### What is needed
Print word for word the first line of the listing below and every line after it, through the line with "epochs = list(range(300))". Leave out the pictures and the rest.

### Data section

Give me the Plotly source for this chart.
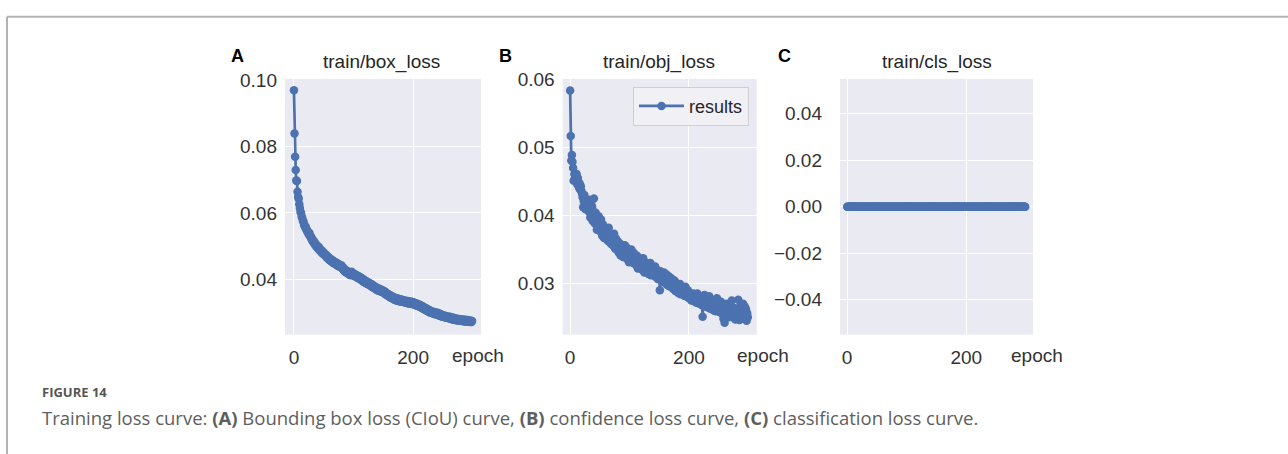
import plotly.graph_objects as go

W, H = 1288, 454

# ---------------- data ----------------
epochs = list(range(300))

box_loss = [
    .0969, .0839, .0769, .0729, .0698, .0696, .0664, .0648, .0643, .0626,
    .0615, .0604, .0600, .0589, .0585, .0576, .0574, .0564, .0563, .0556,
    .0557, .0549, .0549, .0542, .0543, .0535, .0540, .0530, .0531, .0523,
    .0525, .0516, .0519, .0511, .0514, .0505, .0508, .0500, .0504, .0497,
    .0501, .0492, .0497, .0488, .0492, .0484, .0488, .0480, .0484, .0477,
    .0481, .0474, .0477, .0472, .0474, .0466, .0470, .0463, .0467, .0459,
    .0464, .0457, .0461, .0454, .0458, .0451, .0456, .0449, .0453, .0447,
    .0452, .0444, .0449, .0442, .0447, .0440, .0445, .0438, .0443, .0437,
    .0442, .0433, .0437, .0429, .0433, .0425, .0429, .0422, .0427, .0420,
    .0425, .0417, .0422, .0415, .0420, .0413, .0421, .0423, .0414, .0418,
    .0412, .0417, .0410, .0415, .0408, .0413, .0406, .0411, .0404, .0409,
    .0402, .0407, .0400, .0405, .0397, .0402, .0395, .0400, .0392, .0397,
    .0390, .0395, .0388, .0393, .0386, .0391, .0384, .0389, .0382, .0387,
    .0380, .0385, .0377, .0382, .0375, .0380, .0373, .0377, .0370, .0375,
    .0368, .0373, .0366, .0372, .0365, .0370, .0363, .0369, .0362, .0367,
    .0361, .0365, .0358, .0363, .0355, .0360, .0353, .0357, .0350, .0355,
    .0348, .0353, .0346, .0351, .0344, .0349, .0342, .0347, .0340, .0345,
    .0338, .0344, .0337, .0343, .0336, .0342, .0335, .0341, .0334, .0340,
    .0334, .0339, .0333, .0338, .0332, .0337, .0331, .0336, .0330, .0335,
    .0329, .0335, .0328, .0334, .0328, .0333, .0327, .0333, .0326, .0332,
    .0326, .0331, .0324, .0329, .0323, .0328, .0321, .0327, .0320, .0325,
    .0319, .0324, .0317, .0322, .0315, .0320, .0313, .0318, .0311, .0316,
    .0309, .0314, .0307, .0312, .0305, .0310, .0303, .0308, .0301, .0306,
    .0300, .0304, .0299, .0303, .0297, .0302, .0296, .0301, .0295, .0300,
    .0296, .0300, .0293, .0298, .0291, .0297, .0290, .0295, .0289, .0293,
    .0288, .0292, .0287, .0291, .0286, .0290, .0285, .0289, .0284, .0288,
    .0284, .0288, .0282, .0287, .0281, .0286, .0280, .0285, .0279, .0284,
    .0278, .0283, .0278, .0282, .0277, .0281, .0277, .0281, .0276, .0280,
    .0276, .0280, .0275, .0279, .0275, .0279, .0274, .0279, .0274, .0278,
    .0274, .0278, .0273, .0277, .0273, .0277, .0272, .0276, .0272, .0275,
]

obj_loss = [
    .0584, .0517, .0481, .0489, .0479, .0470, .0451, .0461, .0455, .0459,
    .0452, .0461, .0446, .0455, .0449, .0441, .0447, .0438, .0443, .0436,
    .0432, .0427, .0412, .0421, .0430, .0418, .0409, .0424, .0415, .0420,
    .0411, .0423, .0405, .0416, .0397, .0410, .0401, .0413, .0392, .0406,
    .0425, .0398, .0388, .0404, .0393, .0379, .0396, .0386, .0399, .0384,
    .0389, .0376, .0394, .0381, .0370, .0387, .0378, .0367, .0383, .0374,
    .0380, .0369, .0377, .0363, .0375, .0382, .0361, .0372, .0366, .0358,
    .0371, .0360, .0367, .0355, .0373, .0362, .0351, .0366, .0357, .0349,
    .0362, .0353, .0345, .0359, .0350, .0341, .0357, .0348, .0354, .0339,
    .0352, .0344, .0356, .0338, .0347, .0353, .0336, .0349, .0342, .0331,
    .0346, .0340, .0335, .0350, .0337, .0343, .0330, .0345, .0334, .0339,
    .0336, .0327, .0341, .0333, .0322, .0338, .0330, .0325, .0336, .0328,
    .0333, .0320, .0329, .0337, .0324, .0316, .0331, .0322, .0327, .0318,
    .0329, .0321, .0314, .0326, .0319, .0330, .0312, .0323, .0317, .0324,
    .0315, .0322, .0311, .0325, .0318, .0309, .0320, .0313, .0306, .0317,
    .0312, .0290, .0318, .0308, .0314, .0303, .0311, .0306, .0316, .0301,
    .0308, .0302, .0313, .0298, .0306, .0311, .0296, .0303, .0309, .0295,
    .0301, .0297, .0306, .0292, .0300, .0295, .0304, .0289, .0298, .0293,
    .0290, .0297, .0286, .0294, .0288, .0299, .0284, .0291, .0287, .0293,
    .0285, .0290, .0282, .0288, .0295, .0281, .0287, .0283, .0290, .0279,
    .0284, .0278, .0286, .0280, .0275, .0283, .0277, .0285, .0274, .0280,
    .0276, .0283, .0272, .0279, .0285, .0271, .0277, .0282, .0270, .0278,
    .0274, .0280, .0268, .0251, .0276, .0271, .0283, .0266, .0274, .0270,
    .0278, .0265, .0272, .0268, .0281, .0263, .0270, .0266, .0276, .0262,
    .0269, .0274, .0260, .0267, .0272, .0259, .0266, .0278, .0261, .0264,
    .0270, .0258, .0265, .0262, .0273, .0256, .0263, .0268, .0248, .0264,
    .0242, .0267, .0259, .0263, .0270, .0255, .0261, .0250, .0266, .0258,
    .0262, .0254, .0275, .0259, .0250, .0264, .0256, .0261, .0247, .0260,
    .0257, .0263, .0252, .0276, .0255, .0246, .0262, .0258, .0249, .0265,
    .0253, .0270, .0248, .0259, .0266, .0251, .0262, .0245, .0256, .0250,
]

cls_loss = [0.0] * 300

x_ticks = [0, 200]
x_tick_labels = ["0", "200"]
box_ticks = [0.04, 0.06, 0.08, 0.10]
box_tick_labels = ["0.04", "0.06", "0.08", "0.10"]
obj_ticks = [0.03, 0.04, 0.05, 0.06]
obj_tick_labels = ["0.03", "0.04", "0.05", "0.06"]
cls_ticks = [-0.04, -0.02, 0.0, 0.02, 0.04]
cls_tick_labels = ["\u22120.04", "\u22120.02", "0.00", "0.02", "0.04"]

titles = ["train/box_loss", "train/obj_loss", "train/cls_loss"]
letters = ["A", "B", "C"]
series_name = "results"
caption_head = "FIGURE 14"
caption = ("Training loss curve: <b>(A)</b> Bounding box loss (CIoU) curve, "
           "<b>(B)</b> confidence loss curve, <b>(C)</b> classification loss curve.")

# ---------------- layout helpers ----------------
def px(x):
    return x / W

def py(y):
    return 1 - y / H

BLUE = "#4c72b0"
BG = "#eaeaf2"
TICKFONT = dict(family="Liberation Sans, Arial, sans-serif", size=19, color="#333333")

panels = [
    dict(x0=285.0, x1=481.0, xr=[-15, 314], yr=[0.0234, 0.1003],
         yt=box_ticks, ytl=box_tick_labels, ystand=7, y=box_loss, leg=False),
    dict(x0=562.7, x1=756.7, xr=[-12.5, 314], yr=[0.02245, 0.0601],
         yt=obj_ticks, ytl=obj_tick_labels, ystand=7, y=obj_loss, leg=True),
    dict(x0=840.0, x1=1033.0, xr=[-12, 312], yr=[-0.055, 0.055],
         yt=cls_ticks, ytl=cls_tick_labels, ystand=17, y=cls_loss, leg=False),
]
y_top, y_bot = 70.5, 332.0

fig = go.Figure()
layout = dict(
    width=W, height=H, margin=dict(l=0, r=0, t=0, b=0),
    paper_bgcolor="white", plot_bgcolor=BG,
    font=dict(family="Liberation Sans, Arial, sans-serif", color="#262626"),
    showlegend=True,
)

annotations = []
for i, p in enumerate(panels):
    n = "" if i == 0 else str(i + 1)
    fig.add_trace(go.Scatter(
        x=epochs, y=p["y"], mode="lines+markers", name=series_name,
        line=dict(color=BLUE, width=2.7),
        marker=dict(color=BLUE, size=8.5),
        showlegend=p["leg"],
        xaxis="x" + n, yaxis="y" + n,
    ))
    layout["xaxis" + n] = dict(
        domain=[px(p["x0"]), px(p["x1"])], range=p["xr"], anchor="y" + n,
        tickvals=x_ticks, ticktext=x_tick_labels, tickfont=TICKFONT,
        showgrid=True, gridcolor="white", gridwidth=1.3, zeroline=False,
        showline=False, ticks="", ticklabelstandoff=9,
    )
    layout["yaxis" + n] = dict(
        domain=[py(y_bot), py(y_top)], range=p["yr"], anchor="x" + n,
        tickvals=p["yt"], ticktext=p["ytl"], tickfont=TICKFONT,
        showgrid=True, gridcolor="white", gridwidth=1.3, zeroline=False,
        showline=False, ticks="", ticklabelstandoff=p["ystand"],
    )

title_x = [382, 659, 937]
letter_x = [238, 505, 784]
epoch_x = [478, 763, 1037]
for i in range(3):
    annotations.append(dict(
        x=px(title_x[i]), y=py(53), xref="paper", yref="paper",
        text=titles[i], showarrow=False, xanchor="center", yanchor="middle",
        font=dict(family="Liberation Sans, Arial, sans-serif", size=19, color="#262626"),
    ))
    annotations.append(dict(
        x=px(letter_x[i]), y=py(47), xref="paper", yref="paper",
        text="<b>" + letters[i] + "</b>", showarrow=False,
        xanchor="center", yanchor="middle",
        font=dict(family="Liberation Sans, Arial, sans-serif", size=18, color="black"),
    ))
    annotations.append(dict(
        x=px(epoch_x[i]), y=py(353), xref="paper", yref="paper",
        text="epoch", showarrow=False, xanchor="center", yanchor="middle",
        font=TICKFONT,
    ))

annotations.append(dict(
    x=px(40), y=py(401.5), xref="paper", yref="paper",
    text="<b>" + caption_head + "</b>", showarrow=False,
    xanchor="left", yanchor="bottom",
    font=dict(family="Open Sans, Noto Sans, sans-serif", size=13, color="#555555"),
))
annotations.append(dict(
    x=px(40), y=py(402), xref="paper", yref="paper",
    text=caption, showarrow=False, xanchor="left", yanchor="top",
    font=dict(family="Open Sans, Noto Sans, sans-serif", size=18.5, color="#5e5e5e"),
))

layout["annotations"] = annotations
layout["legend"] = dict(
    x=px(633), y=py(78.5), xanchor="left", yanchor="top",
    bgcolor="rgba(240,240,245,1)", bordercolor="#cfcfcf", borderwidth=1,
    font=dict(family="Liberation Sans, Arial, sans-serif", size=18, color="#262626"),
    itemwidth=45,
)
layout["shapes"] = [
    dict(type="line", xref="paper", yref="paper", x0=px(7), x1=1, y0=py(7), y1=py(7),
         line=dict(color="#b3b3b3", width=2)),
    dict(type="line", xref="paper", yref="paper", x0=px(7), x1=px(7), y0=py(7), y1=0,
         line=dict(color="#b3b3b3", width=2)),
]
fig.update_layout(**layout)
fig.write_html("out.html", config={"displayModeBar": False},
               post_script="document.body.style.margin='0';")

### Task output
Give me the Plotly source for this chart.
import plotly.graph_objects as go

W, H = 1288, 454

# ---------------- data ----------------
epochs = list(range(300))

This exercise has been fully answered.